In his new series ‘Talking Point!’, Garry hopes to stimulate discussion and talk from a Christian perspective about issues that are in the news today, equipping Christians to understand and explain the Biblical reasons for why we believe what we believe on certain issues. The first topic was euthanasia (from the Greek for ‘good death’), also known as assisted suicide or mercy killing. Euthanasia is defined as ‘taking a deliberate action with the express intention of ending a life to relieve intractable, persistent, unstoppable suffering’ and can involve voluntary euthanasia (in which the person who is suffering consents to their life being taken; this is legal in Belgium, Luxembourg, the Netherlands, Switzerland the states of Oregon and Washington in the USA) and involuntary euthanasia (which is euthanasia conducted without the person’s consent, usually because the person is incapable of doing so himself.)

Euthanasia can also be described as either passive (when life-sustaining treatments are withheld, which may result in death but which can be argued is not intended to take life, rather simply allowing nature to take its course) or active (usually involving lethal substances or force – eg smothering with a pillow).

This is very much a topical issue – on 16th July 2015, the widow of an assisted suicide campaigner lost her legal battle against the UK Government for the right to die (Jane Nicklinson, whose husband, Tony, died of locked-in syndrome in 2012) and on 20th July 2015 the High Court dismissed a claim from a man with locked-in syndrome that doctors should be allowed to help him to die. In those countries where assisted suicide is legal, however, it is easy to see that what may begin with good intentions can easily continue into practices which most people find abhorrent: Carrie Dedrick in Belgium was prescribed the ‘treatment’ of death for her mental illness in 2013;  in February 2014, Belgium’s parliament voted in favour of child euthanasia, allowing children who are terminally ill to request euthanasia.

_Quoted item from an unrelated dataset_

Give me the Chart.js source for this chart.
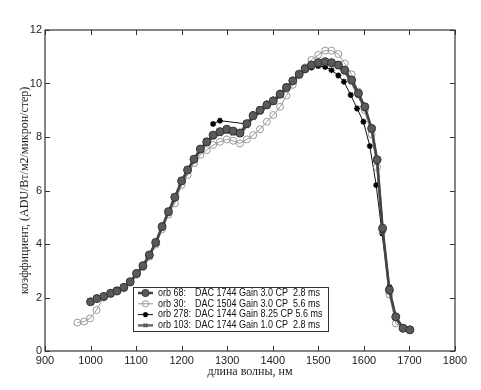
<!DOCTYPE html>
<html>
<head>
<meta charset="utf-8">
<script src="https://cdn.jsdelivr.net/npm/chart.js@4.4.1/dist/chart.umd.min.js"></script>
<style>
    html, body { margin: 0; padding: 0; background: #fff; }
    #wrap { width: 481px; height: 390px; }
</style>
</head>
<body>
<div id="wrap"><canvas id="lineCanvas" width="481" height="390"></canvas></div>
<script>
// данные
var xTicks = [900, 1000, 1100, 1200, 1300, 1400, 1500, 1600, 1700, 1800];
var yTicks = [0, 2, 4, 6, 8, 10, 12];

var wl68 = [1000, 1014, 1029, 1044, 1058, 1073, 1087, 1101, 1115, 1129, 1143, 1157, 1171, 1185, 1200, 1213, 1227, 1241, 1255, 1269, 1284, 1299, 1313, 1328, 1343, 1357, 1372, 1387, 1401, 1416, 1430, 1444, 1458, 1471, 1485, 1500, 1515, 1529, 1544, 1558, 1573, 1588, 1602, 1617, 1629, 1641, 1656, 1670, 1686, 1701];
var orb68 = [1.84, 1.96, 2.04, 2.16, 2.25, 2.38, 2.59, 2.90, 3.19, 3.59, 4.06, 4.65, 5.21, 5.75, 6.36, 6.77, 7.17, 7.55, 7.82, 8.07, 8.20, 8.29, 8.22, 8.15, 8.50, 8.80, 9.00, 9.20, 9.35, 9.60, 9.85, 10.10, 10.35, 10.55, 10.69, 10.78, 10.81, 10.78, 10.69, 10.50, 10.13, 9.63, 9.13, 8.32, 7.15, 4.59, 2.28, 1.28, 0.85, 0.79];

var wl30 = [971, 986, 999, 1013, 1029, 1044, 1058, 1073, 1087, 1101, 1115, 1129, 1143, 1157, 1171, 1185, 1200, 1213, 1227, 1241, 1255, 1269, 1284, 1299, 1313, 1328, 1343, 1357, 1372, 1387, 1401, 1416, 1430, 1444, 1458, 1471, 1485, 1500, 1515, 1529, 1544, 1558, 1573, 1588, 1602, 1617, 1629, 1641, 1656, 1670, 1686, 1701];
var orb30 = [1.06, 1.10, 1.22, 1.53, 2.00, 2.12, 2.22, 2.34, 2.55, 2.85, 3.13, 3.52, 3.98, 4.55, 5.10, 5.52, 6.21, 6.58, 7.02, 7.33, 7.51, 7.70, 7.82, 7.91, 7.86, 7.76, 7.91, 8.07, 8.29, 8.57, 8.82, 9.13, 9.55, 9.95, 10.30, 10.60, 10.88, 11.07, 11.23, 11.23, 11.10, 10.75, 10.34, 9.69, 9.00, 8.10, 6.87, 4.50, 2.11, 1.03, 0.85, 0.80];

var wl278 = [1269, 1284, 1343, 1357, 1372, 1387, 1401, 1416, 1430, 1444, 1458, 1471, 1485, 1500, 1515, 1529, 1544, 1556, 1571, 1585, 1599, 1613, 1627, 1640, 1656, 1668, 1686, 1701];
var orb278 = [8.49, 8.61, 8.49, 8.85, 9.05, 9.25, 9.40, 9.65, 9.90, 10.10, 10.35, 10.50, 10.60, 10.65, 10.62, 10.50, 10.30, 10.07, 9.57, 9.07, 8.57, 7.66, 6.20, 4.40, 2.40, 1.25, 0.88, 0.80];

var wl103 = [1000, 1014, 1029, 1044, 1058, 1073, 1087, 1101, 1115, 1129, 1143, 1157, 1171, 1185, 1200, 1213, 1227, 1241, 1255, 1269, 1284, 1299, 1313, 1328, 1343, 1357, 1372, 1387, 1401, 1416, 1430, 1444, 1458, 1471, 1485, 1500, 1515, 1529, 1544, 1558, 1573, 1588, 1602, 1617, 1629, 1641, 1656, 1670, 1686, 1701];
var orb103 = [1.82, 1.93, 2.02, 2.13, 2.22, 2.35, 2.56, 2.86, 3.15, 3.55, 4.02, 4.60, 5.16, 5.70, 6.30, 6.72, 7.12, 7.50, 7.76, 8.00, 8.12, 8.20, 8.14, 8.08, 8.42, 8.72, 8.93, 9.14, 9.30, 9.55, 9.80, 10.05, 10.30, 10.50, 10.64, 10.72, 10.75, 10.72, 10.62, 10.43, 10.05, 9.55, 9.05, 8.25, 7.05, 4.50, 2.20, 1.22, 0.82, 0.77];

var labels = [
    'orb 68:|DAC 1744 Gain 3.0 CP  2.8 ms',
    'orb 30:|DAC 1504 Gain 3.0 CP  5.6 ms',
    'orb 278:|DAC 1744 Gain 8.25 CP 5.6 ms',
    'orb 103:|DAC 1744 Gain 1.0 CP  2.8 ms'
];

function pts(xs, ys) {
    return xs.map(function (x, i) { return { x: x, y: ys[i] }; });
}

var lineChartData = {
    datasets: [
        {
            label: labels[0],
            data: pts(wl68, orb68),
            borderColor: '#444',
            backgroundColor: '#5a5a5a',
            borderWidth: 2.5,
            pointStyle: 'circle',
            pointRadius: 4,
            pointBorderColor: '#333',
            pointBorderWidth: 1
        },
        {
            label: labels[1],
            data: pts(wl30, orb30),
            borderColor: '#999',
            backgroundColor: 'rgba(255,255,255,0)',
            borderWidth: 1,
            pointStyle: 'circle',
            pointRadius: 3.5,
            pointBorderColor: '#999',
            pointBorderWidth: 1
        },
        {
            label: labels[2],
            data: pts(wl278, orb278),
            borderColor: '#111',
            backgroundColor: '#111',
            borderWidth: 1,
            pointStyle: 'star',
            pointRadius: 3,
            pointBorderColor: '#000',
            pointBorderWidth: 1.5
        },
        {
            label: labels[3],
            data: pts(wl103, orb103),
            borderColor: '#6a6a6a',
            backgroundColor: '#6a6a6a',
            borderWidth: 2.5,
            pointStyle: 'crossRot',
            pointRadius: 3,
            pointBorderColor: '#555',
            pointBorderWidth: 1.5
        }
    ]
};

// рамка с засечками внутрь (как в matlab) + легенда внутри графика
var framePlugin = {
    id: 'frame',
    afterDraw: function (chart) {
        var ctx = chart.ctx;
        var a = chart.chartArea;
        var xs = chart.scales.x, ys = chart.scales.y;
        ctx.save();
        ctx.strokeStyle = '#333';
        ctx.lineWidth = 1.2;
        ctx.strokeRect(a.left, a.top, a.right - a.left, a.bottom - a.top);
        ctx.lineWidth = 1;
        xTicks.forEach(function (t) {
            var px = Math.round(xs.getPixelForValue(t)) + 0.5;
            ctx.beginPath();
            ctx.moveTo(px, a.bottom); ctx.lineTo(px, a.bottom - 5);
            ctx.moveTo(px, a.top); ctx.lineTo(px, a.top + 5);
            ctx.stroke();
        });
        yTicks.forEach(function (t) {
            var py = Math.round(ys.getPixelForValue(t)) + 0.5;
            ctx.beginPath();
            ctx.moveTo(a.left, py); ctx.lineTo(a.left + 5, py);
            ctx.moveTo(a.right, py); ctx.lineTo(a.right - 5, py);
            ctx.stroke();
        });

        // легенда
        var lx = 133, ly = 287, lw = 195, lh = 44;
        ctx.fillStyle = '#fff';
        ctx.fillRect(lx, ly, lw, lh);
        ctx.strokeStyle = '#333';
        ctx.lineWidth = 1;
        ctx.strokeRect(lx + 0.5, ly + 0.5, lw, lh);
        ctx.textBaseline = 'middle';
        chart.data.datasets.forEach(function (ds, i) {
            var cy = ly + 6 + i * 10.8;
            ctx.strokeStyle = ds.borderColor;
            ctx.lineWidth = ds.borderWidth;
            ctx.beginPath();
            ctx.moveTo(lx + 5, cy); ctx.lineTo(lx + 20, cy);
            ctx.stroke();
            ctx.strokeStyle = ds.pointBorderColor;
            ctx.fillStyle = ds.backgroundColor;
            ctx.lineWidth = ds.pointBorderWidth;
            Chart.helpers.drawPoint(ctx, {
                pointStyle: ds.pointStyle,
                radius: ds.pointRadius * 0.9,
                borderWidth: ds.pointBorderWidth
            }, lx + 12.5, cy);
            var parts = ds.label.split('|');
            ctx.fillStyle = '#111';
            ctx.font = '10px "Liberation Sans", Arial, sans-serif';
            ctx.save();
            ctx.translate(lx + 25, cy);
            ctx.scale(0.9, 1);
            ctx.fillText(parts[0], 0, 0);
            ctx.fillText(parts[1], 41, 0);
            ctx.restore();
        });
        ctx.restore();
    }
};

window.onload = function () {
    var ctx = document.getElementById('lineCanvas').getContext('2d');
    window.myLine = new Chart(ctx, {
        type: 'line',
        data: lineChartData,
        plugins: [framePlugin],
        options: {
            responsive: false,
            animation: false,
            layout: { padding: { top: 30, right: 26, left: 0, bottom: 0 } },
            plugins: {
                legend: { display: false },
                tooltip: { enabled: false }
            },
            scales: {
                x: {
                    type: 'linear',
                    min: 900, max: 1800,
                    afterBuildTicks: function (s) { s.ticks = xTicks.map(function (v) { return { value: v }; }); },
                    afterFit: function (s) { s.height = 39; },
                    grid: { display: false, drawTicks: false },
                    border: { display: false },
                    ticks: {
                        color: '#222', padding: 3, maxRotation: 0,
                        font: { family: '"Liberation Sans", Arial, sans-serif', size: 11 },
                        callback: function (v) { return String(v); }
                    },
                    title: {
                        display: true,
                        text: 'длина волны, нм',
                        color: '#222',
                        padding: { top: 0, bottom: 11 },
                        font: { family: '"Liberation Serif", "DejaVu Serif", serif', size: 12 }
                    }
                },
                y: {
                    min: 0, max: 12,
                    afterBuildTicks: function (s) { s.ticks = yTicks.map(function (v) { return { value: v }; }); },
                    afterFit: function (s) { s.width = 45; },
                    grid: { display: false, drawTicks: false },
                    border: { display: false },
                    ticks: {
                        color: '#222', padding: 3,
                        font: { family: '"Liberation Sans", Arial, sans-serif', size: 11 },
                        callback: function (v) { return String(v); }
                    },
                    title: {
                        display: true,
                        text: 'коэффициент, (ADU/Вт/м2/микрон/стер)',
                        color: '#222',
                        padding: { top: 18, bottom: 0 },
                        font: { family: '"Liberation Serif", "DejaVu Serif", serif', size: 12 }
                    }
                }
            }
        }
    });
};
</script>
</body>
</html>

Euthanasia is often seen as kindness towards those who are suffering. It is seen as a way of easing people’s pain – surely a laudable goal! Those in favour want to give people ‘a dignified death’. People want to have autonomy and control over how they die as much as how they live; they want to exercise ‘choice’ and ‘control.’ These aims seem praiseworthy and there is no doubt that those who suffer often do face great pain and there are difficult decisions to be made by families and patients. It is ironic that in surveys (usually of those who are healthy and not in pain!), over half are in favour of euthanasia. When pain is managed well (in hospices for the terminally ill, for example), however, and surveys are taken amongst those who are actually suffering, the percentage in favour of euthanasia is much lower (less than 1%.) Our will to live is strong in the majority of cases, even when observers might declare there is no ‘quality of life worth living.’ Nick Vujicic, a man born with tetra-amelia syndrome (born without arms and legs), could be described as having no ‘quality of life’, but his amazing personality shines through and defies this evaluation. Judging someone else’s quality of life is inevitably subjective.

Euthanasia is judged wrong by Christians because of the Biblical view of the sanctity of human life and the role of God as the author and preserver of life. Deut 32:39 and Job 1:21 remind us that the Lord is sovereign over life and death. Eccl 3:2 tells us there is a time to be born and a time to die, but life and death are not our ‘rights’, but God’s gifts to us. Ps 139:16 tells us that God saw our unformed bodies in our mother’s womb; all the days ordained for us were written in His book. Active euthanasia is effectively murder, which is forbidden by God (see Ex 20:13), since it is premeditated killing. The intention behind the killing may be merciful, but we are not equipped to make those judgments (people in comas have recovered, for example; those diagnosed with terminal illnesses have not died.) Euthanasia denies God the opportunity to work in a shattered life and bring glory to His name; it assumes the mantle of God in making life-or-death decisions which, as history shows us, cannot always be taken by those who are incorruptible. Heart-wrenching though many of the stories advocating euthanasia may be, we need to defend the rights of the defenceless (the disabled, the elderly, the very young who may have no voice but whose lives are precious in God’s sight) and uphold the value and worth of every human life, since we are all made in God’s image.